What makes you think there's something wrong with either of them (except for leaving off the modulus signs in your logarithms)? If you try to write your separable equation as y in terms of x, you should get something that is correct up to an integration constant.
• Sep 25th 2011, 11:50 PM
alexmahone
Re: Solve in two different ways
Quote:

Originally Posted by Prove It
What makes you think there's something wrong with either of them (except for leaving off the modulus signs in your logarithms)? If you try to write your separable equation as y in terms of x, you should get something that is correct up to an integration constant.

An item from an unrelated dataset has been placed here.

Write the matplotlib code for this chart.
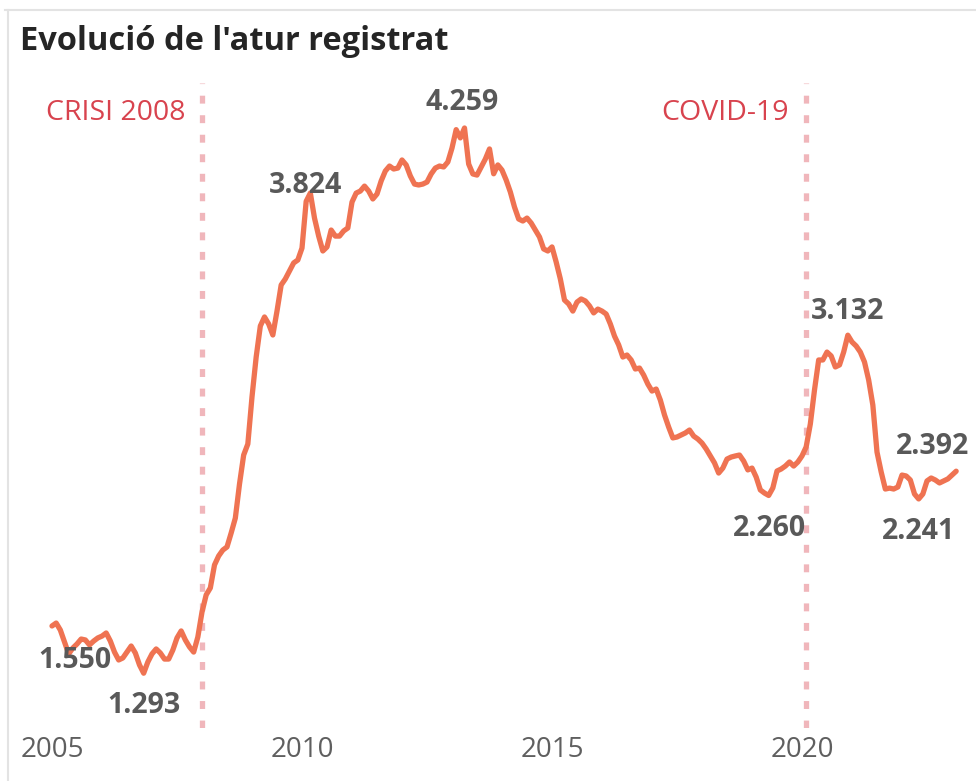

$\displaystyle \ln \left|\frac{(y+1)(y-1)}{y^2}\right|=x^2+C$

$\displaystyle \frac{(y+1)(y-1)}{y^2}=\pm e^{(x^2+C)}=\pm e^Ce^{x^2}$

$\displaystyle \frac{(y+1)(y-1)}{y^2}=C'e^{x^2}$, where $\displaystyle C'=\pm e^C$

$\displaystyle y^2-1=C'e^{x^2}y^2$

$\displaystyle y^2(1-C'e^{x^2})=1$

$\displaystyle y^2=(1-C'e^{x^2})^{-1}$

$\displaystyle y=(1-C'e^{x^2})^{-1/2}$, where $\displaystyle C'$ is the negative of the constant in the Bernoulli method.